Case in point: Calilo, a 3-year-old resort on the east coast of Ios, enough hairpin turns over the hills and away from the port to (almost) banish the memory of a billboard advertising a nightclub named Scorpion (“Don’t leave until you get stung”). A Disneyland for the spiritually optimistic, Calilo pushes motivational mantras instead of five-for-one shot specials. “When we enter this place, we leave everything negative behind,” said Sandy Parisi, a Calilo concierge with a disposition to rival the midafternoon sun, leading us through a breezeway with shapes strategically cut out of its roof: when the light hits right, hearts spray out across the path. In the white stone lobby, Ms. Parisi stopped beside a revolving marble and metal sculpture. It looked like a man pierced by arrows, falling into a pit.

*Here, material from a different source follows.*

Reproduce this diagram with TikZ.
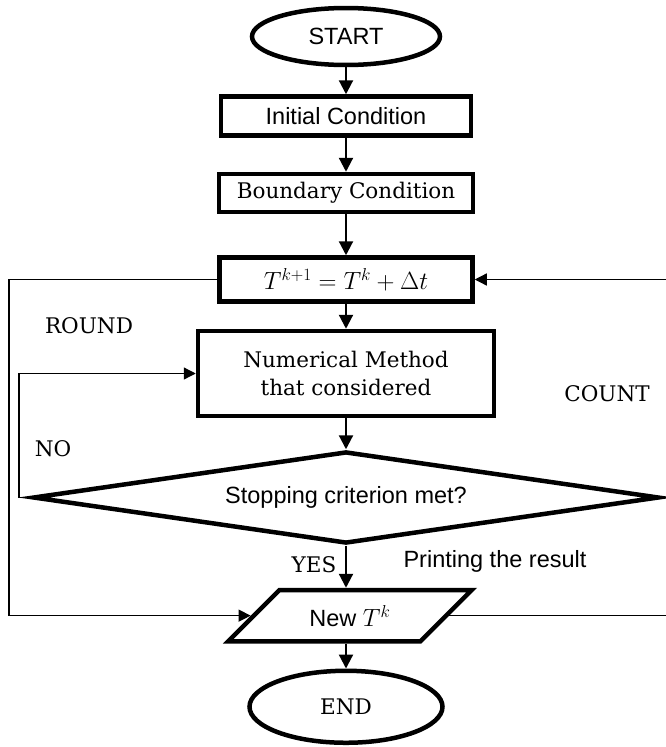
\documentclass[tikz,border=0pt]{standalone}
\usepackage{fontspec}
\setsansfont{Liberation Sans}
\newfontfamily\labelserif{DejaVu Serif}
\usetikzlibrary{shapes.geometric,arrows.meta,positioning}

\begin{document}
\begin{tikzpicture}[x=1pt,y=1pt,
  serif/.style={font=\labelserif\fontsize{21.5}{28}\selectfont},
  sans/.style={font=\fontsize{23.5}{28}\selectfont\sffamily},
  terminal/.style={ellipse,draw,line width=4.5pt,inner sep=0pt},
  process/.style={rectangle,draw,line width=4.5pt,inner sep=0pt,align=center},
  decision/.style={diamond,shape aspect=6.6,draw,line width=4.5pt,inner sep=0pt},
  io/.style={trapezium,trapezium left angle=45,trapezium right angle=135,
    draw,line width=4.5pt,inner xsep=30pt,inner ysep=15pt},
  flow/.style={line width=2.2pt,-{Triangle[width=14pt,length=14pt]}},
  backline/.style={line width=1.3pt,-{Triangle[width=12pt,length=12pt]}}]
  \useasboundingbox (0,0) rectangle (665,-747);
  \node[terminal,sans,minimum width=188pt,minimum height=57pt] (start) at (346,-36.5) {START};
  \node[process,sans,minimum width=250pt,minimum height=39pt,below=27pt of start] (init) {Initial Condition};
  \node[process,serif,minimum width=254pt,minimum height=38pt,below=34pt of init] (bound) {Boundary Condition};
  \node[process,font=\fontsize{24}{29}\selectfont,minimum width=253pt,minimum height=44pt,below=41pt of bound] (update) {$T^{k+1}=T^k+\Delta t$};
  \node[process,serif,minimum width=296pt,minimum height=85pt,below=25pt of update] (method) {Numerical Method\\that considered};
  \node[decision,sans,minimum width=626pt,minimum height=92pt,below=31pt of method] (stop) {Stopping criterion met?};
  \node[io,sans,below=42pt of stop,xshift=4pt] (newT) {New $T^k$};
  \node[terminal,serif,minimum width=193pt,minimum height=72pt,below=25pt of newT,xshift=-4pt] (end) {END};

  \node[serif] (roundlbl) at (89,-326) {ROUND};
  \node[serif] (nolbl) at (53,-449) {NO};
  \node[serif] (countlbl) at (607,-394) {COUNT};
  \node[serif] (yeslbl) at (314,-565) {YES};
  \node[sans] (printlbl) at (495,-561) {Printing the result};

  \coordinate (leftrail) at (9,0);
  \coordinate (norail) at (19,0);
  \coordinate (rightrail) at (668,0);

  \draw[flow] (start) -- (init);
  \draw[flow] (init) -- (bound);
  \draw[flow] (bound) -- (update);
  \draw[flow] (update) -- (method);
  \draw[flow] (method) -- (stop);
  \draw[flow] (stop) -- (stop |- newT.north);
  \draw[flow] (end |- newT.south) -- (end);
  \draw[backline] (stop.west) -- (stop.west -| norail) |- (method.west);
  \draw[backline] (update.west) -- (update.west -| leftrail) |- (newT.west);
  \draw[backline] (newT.east) -- (newT.east -| rightrail) |- (update.east);
\end{tikzpicture}
\end{document}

“Here, we throw away the darkness, the anger, all the negative stuff,” Ms. Parisi said. Words, sculpted out of metal, floated in the pit: “malice,” “negativity,” “lies.” She explained that the man was not falling but, in fact, being lifted up by words that jutted out of the arrows on heart-shaped tips: “love, hope, pathos, which means passion, in Greek.” So engrossed was I in taking a video of this carousel of good vibes that I almost crashed into a heart-tipped arrow that said “smile.” “The purpose of this experiment, if I can call it that, is to bring as much positivity, love and freedom to people as we can,” said Angelos Michalopoulos, who owns and operates Calilo, as well as six other restaurants and hotels on the island, with his wife, Vassiliki Petridou, and four of their five children.